A second way I hope to use twitter is to enhance the experience of students in my classroom community. The article I read about using twitter in the classroom was called " 28 Creative Ways Teachers Are Using Twitter", on the Best Colleges Online Blog. While all twenty eight ways were unique and creative in their own way, a few stood out.
1. I liked #9, which was to communicate with authors. I do many different forms of writing in the classroom along with reading workshop. Some authors that I follow do Q and A sessions, so it would be great to have students interact with them. Career Day was one of my favorite days in middle school, so perhaps doing career day virtually could be organized with the use of twitter and/or skype? The possibilities are endless.
2.#16 is the _____ of the day. It could be fun to do a vocabulary word of the day. Students could take turns tweeting the word of the day to make it participatory.

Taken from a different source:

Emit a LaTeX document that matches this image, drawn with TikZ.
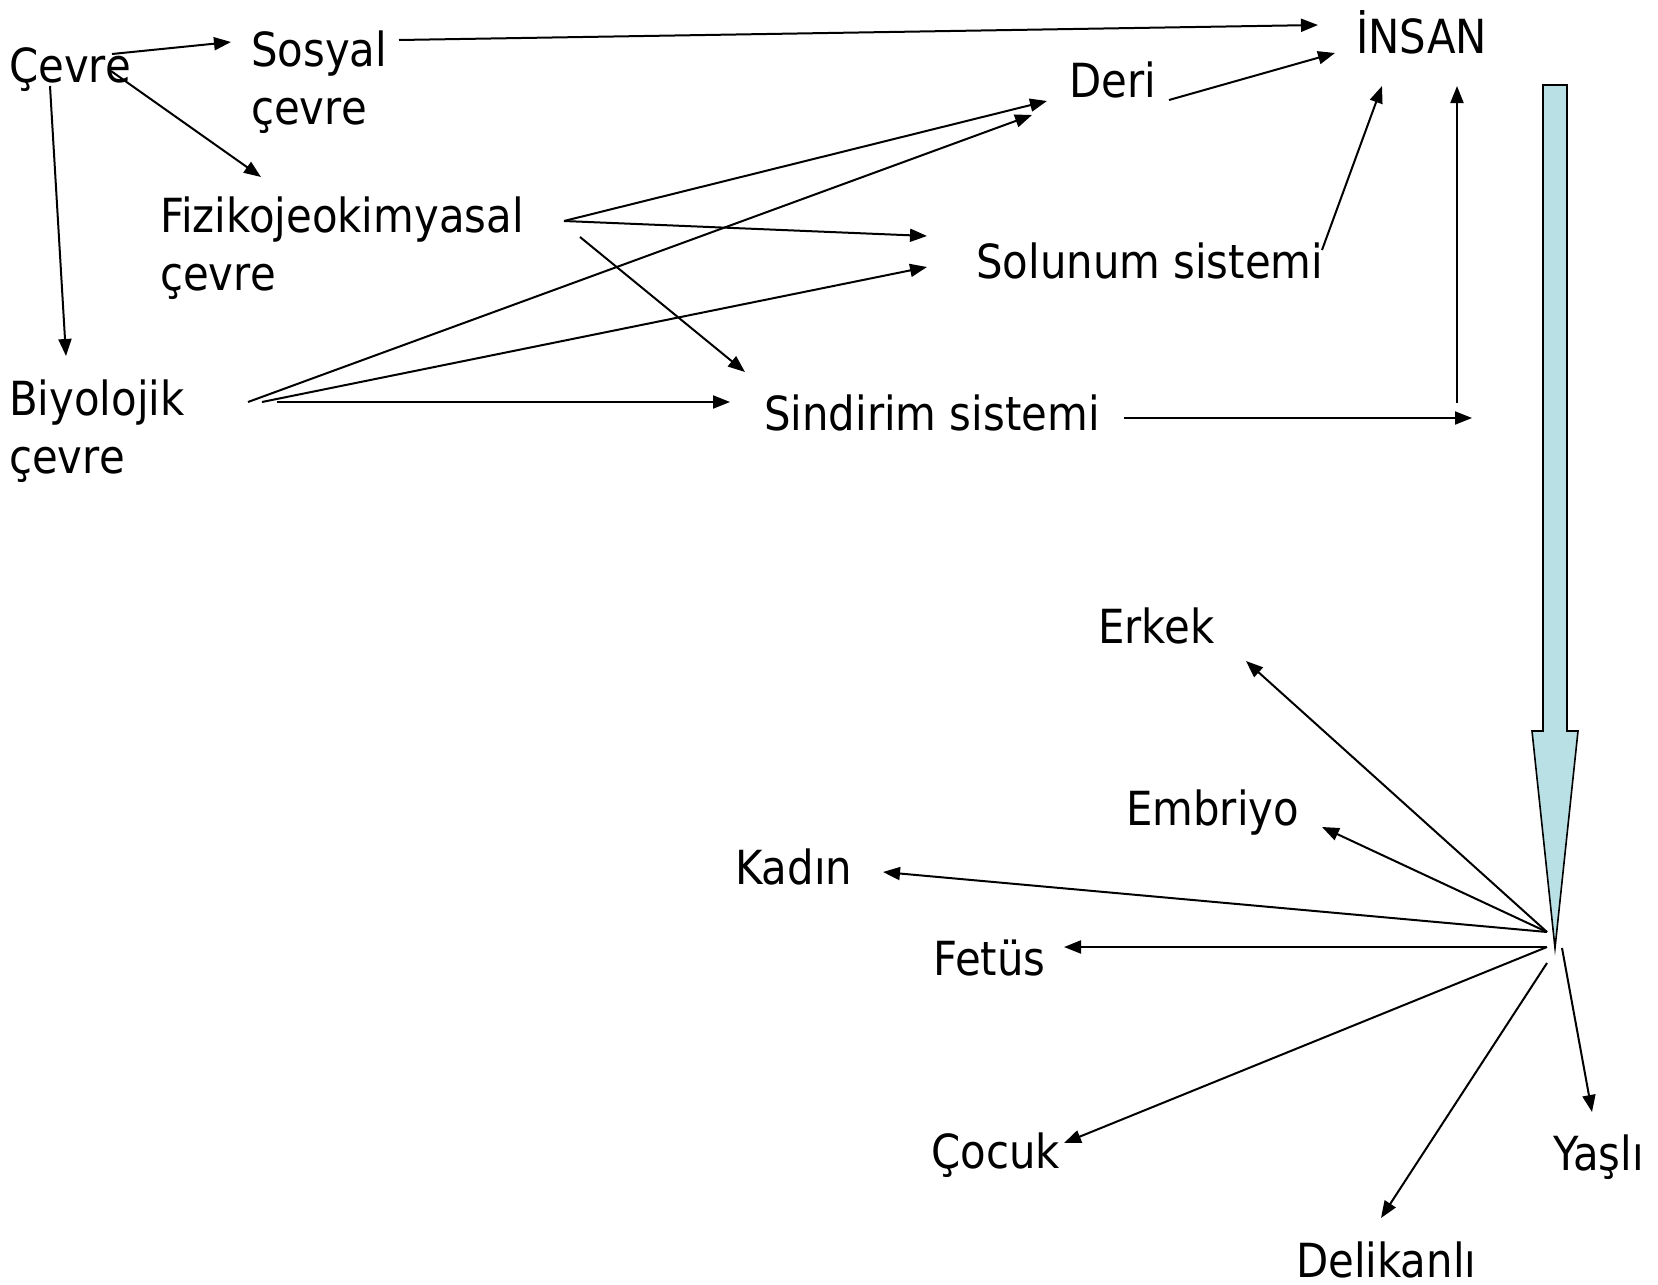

3.#22 suggests holding a twitter scavenger hunt. This could be done in several ways in my classroom. Students can find peers reading the same books, classrooms to interact with, projects to get involved in, and so on.
I hope to continue to learn more about twitter and the classroom. Students love to interact through the use of social networking, and this seems like an easy tool to bring to the learning environment.
Monday, October 3, 2011
A video that hones in on the importance of social networking is the video, Alan Levine- New Media Consortium. This lead me to think more about how I can connect my students to learners outside of Southwest Arizona. A social networking group that will definitely be useful to me is the Classroom 2.0 group. The focus at my school this year is using Web 2.0 tools. I noticed right away a link to the Global Education Collaborative, which is holding a conference Nov. 14-18,2011. I watched two great sessions last year, so I hope to attend this great event next year. I hope to use this as part of my personal learning network, as both a place to ask questions and find ideas to keep my classroom innovative.